This invention relates to a method for extracting heavy metals from sulphurated, or partly sulphurated, mineral concentrates containing them. More specifically, the invention concerns a method for extracting low-melting heavy metals from the respective sulphurated concentrates, and it will be understood that, even if specific reference is made hereinafter to the extraction of lead, the inventive method is equally suitable for the production of other low-melting heavy metals from respective, at least in part sulphurated, mineral concentrates, e.g. for the production of zinc.
Thus, with illustrative reference to lead, it is known that the production of primary lead is currently accomplished mainly through pyrometallurgic processes which, in accordance with traditional dual-stage techniques, involve first the oxidation and sintering of the concentrates, followed by their reduction with coal in a wind furnace, and according to more recent single-stage processes, involve direct smelting of the concentrates with oxygen, yielding impure lead (lead bullion) and sulphur dioxide.
The aforementioned pyrometallurgical methods have certain recognized drawbacks, among which, in the instance of the cited traditional processes, high material and energy consumption, and serious environment pollution problems, this latter disadvantage affecting also the more recently developed processes cited above.
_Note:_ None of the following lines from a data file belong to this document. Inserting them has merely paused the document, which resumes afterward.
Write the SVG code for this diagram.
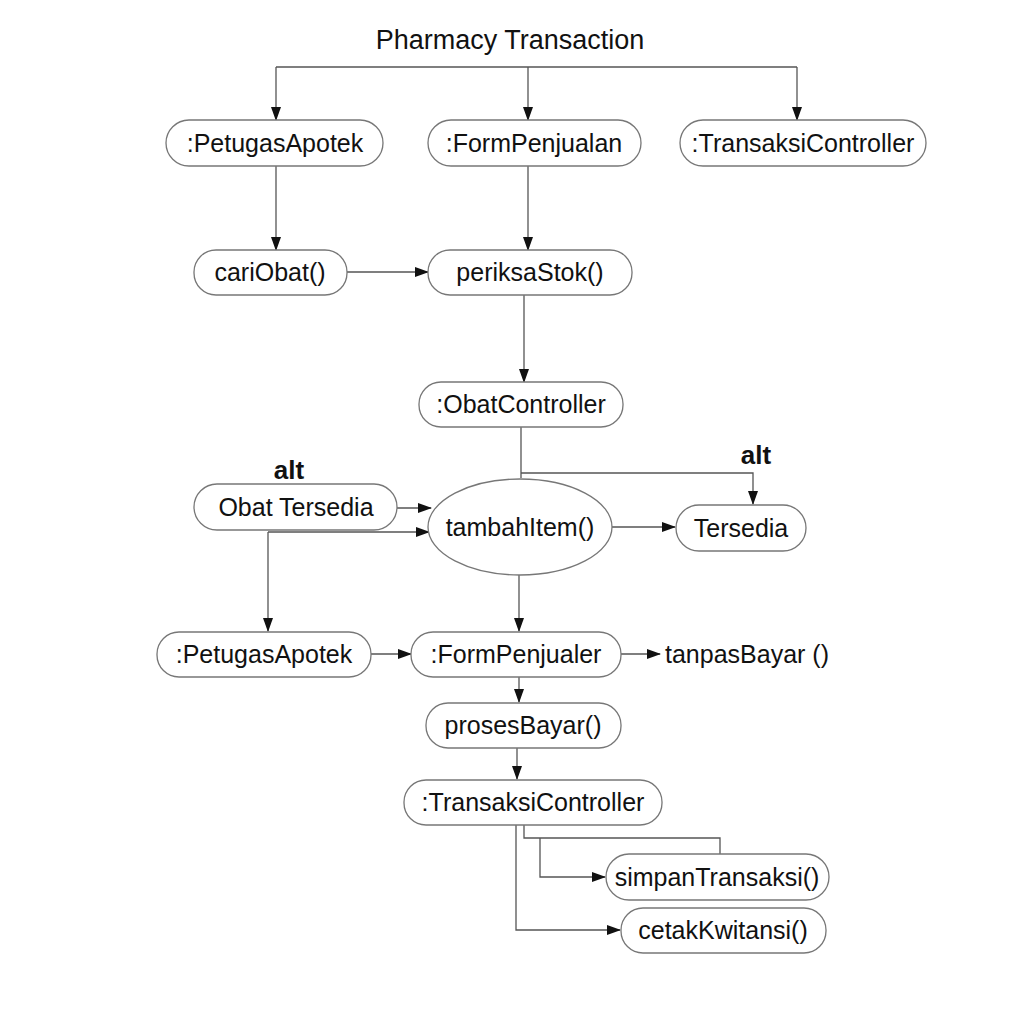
<svg xmlns="http://www.w3.org/2000/svg" width="1024" height="1024" viewBox="0 0 1024 1024">
<defs>
<marker id="ah" markerWidth="14" markerHeight="10" refX="13" refY="5" orient="auto" markerUnits="userSpaceOnUse">
<path d="M0,0 L14,5 L0,10 Z" fill="#111"/>
</marker>
<style>
.n{fill:#fff;stroke:#777;stroke-width:1.3}
.t{font-family:"Liberation Sans",Arial,sans-serif;font-size:25px;fill:#111;text-anchor:middle;dominant-baseline:central}
.c{fill:none;stroke:#555;stroke-width:1.3}
.a{marker-end:url(#ah)}
.b{font-family:"Liberation Sans",Arial,sans-serif;font-size:26px;font-weight:bold;fill:#111;text-anchor:middle}
</style>
</defs>
<rect width="1024" height="1024" fill="#fff"/>
<text x="510" y="49" font-family="Liberation Sans, Arial, sans-serif" font-size="27" fill="#111" text-anchor="middle">Pharmacy Transaction</text>
<text class="b" x="289" y="479">alt</text>
<text class="b" x="756" y="464">alt</text>
<g id="connectors">
<path class="c" d="M276,67 H797"/>
<path class="c a" d="M276,67 V120"/>
<path class="c a" d="M528,67 V120"/>
<path class="c a" d="M797,67 V120"/>
<path class="c a" d="M276,166 V250"/>
<path class="c a" d="M528,166 V250"/>
<path class="c a" d="M347,272 H428"/>
<path class="c a" d="M524,295 V382"/>
<path class="c" d="M521,427 V478"/>
<path class="c a" d="M521,473 H753 V504"/>
<path class="c a" d="M397,508 H431"/>
<path class="c a" d="M268,532 H429"/>
<path class="c a" d="M268,532 V631"/>
<path class="c a" d="M612,527 H675"/>
<path class="c a" d="M519,575 V631"/>
<path class="c a" d="M371,654 H411"/>
<path class="c a" d="M621,654 H660"/>
<path class="c a" d="M519,677 V702"/>
<path class="c a" d="M517,748 V779"/>
<path class="c" d="M524,825 V838 H720 V854"/>
<path class="c a" d="M540,838 V877 H605"/>
<path class="c a" d="M516,825 V930 H620"/>
</g>
<g id="n1"><rect class="n" x="166" y="120" width="217" height="46" rx="23"/><text class="t" x="275" y="143">:PetugasApotek</text></g>
<g id="n2"><rect class="n" x="428" y="120" width="213" height="46" rx="23"/><text class="t" x="534" y="143">:FormPenjualan</text></g>
<g id="n3"><rect class="n" x="680" y="120" width="246" height="46" rx="23"/><text class="t" x="803" y="143">:TransaksiController</text></g>
<g id="n4"><rect class="n" x="194" y="250" width="153" height="45" rx="22"/><text class="t" x="270" y="272">cariObat()</text></g>
<g id="n5"><rect class="n" x="428" y="250" width="204" height="45" rx="22"/><text class="t" x="530" y="272">periksaStok()</text></g>
<g id="n6"><rect class="n" x="419" y="382" width="204" height="45" rx="22"/><text class="t" x="521" y="404">:ObatController</text></g>
<g id="n7"><rect class="n" x="194" y="484" width="203" height="46" rx="23"/><text class="t" x="296" y="507">Obat Tersedia</text></g>
<g id="n8"><ellipse class="n" cx="520" cy="527" rx="92" ry="48"/><text class="t" x="520" y="527">tambahItem()</text></g>
<g id="n9"><rect class="n" x="676" y="505" width="130" height="46" rx="23"/><text class="t" x="741" y="528">Tersedia</text></g>
<g id="n10"><rect class="n" x="157" y="632" width="214" height="45" rx="22"/><text class="t" x="264" y="654">:PetugasApotek</text></g>
<g id="n11"><rect class="n" x="411" y="632" width="210" height="45" rx="22"/><text class="t" x="516" y="654">:FormPenjualer</text></g>
<g id="n12"><text class="t" x="747" y="654">tanpasBayar ()</text></g>
<g id="n13"><rect class="n" x="426" y="703" width="195" height="45" rx="22"/><text class="t" x="523" y="725">prosesBayar()</text></g>
<g id="n14"><rect class="n" x="404" y="780" width="258" height="45" rx="22"/><text class="t" x="533" y="802">:TransaksiController</text></g>
<g id="n15"><rect class="n" x="606" y="854" width="223" height="46" rx="23"/><text class="t" x="717" y="877">simpanTransaksi()</text></g>
<g id="n16"><rect class="n" x="621" y="908" width="205" height="45" rx="22"/><text class="t" x="723" y="930">cetakKwitansi()</text></g>
</svg>
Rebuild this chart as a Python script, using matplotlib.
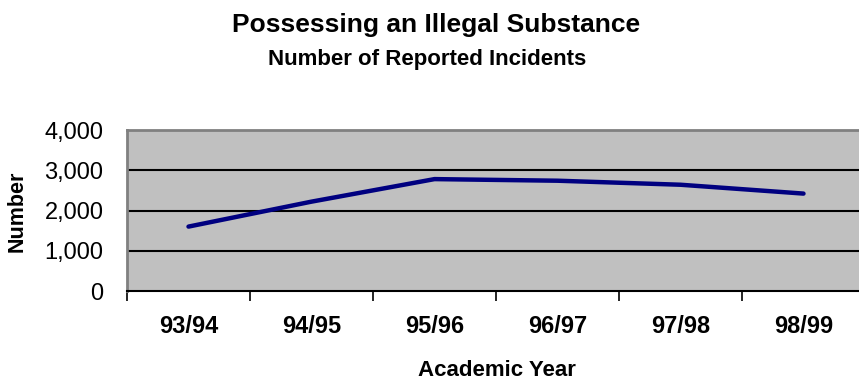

In fact, not completely solved in the direct smelting processes is the problem of dust and fume generation (the potential harmfulness whereof is well known, especially in the event of escape and leakage), as due also to the fact that the operating temperatures equal or exceed those of the traditional two-stage methods of reducing lead.
As an alternative to the pyrometallurgical methods, lead extraction methods by electrolysis in molten salts have also been proposed. In such electrolytical processes, the raw material used is galena (PbS) dissolved in a bath of molten chlorides. However, the electrolytic process for the production of lead from concentrates has proved to have some drawbacks both as carried out originally and as improved thereafter. First of all, a low process efficiency, as due to the sulphur released at the anode tending to dissolve in the electrolyte melt to form polysulphides. Moreover, the gangue present in the concentrates accumulates in the electrolyte bath, to create unacceptable slurries.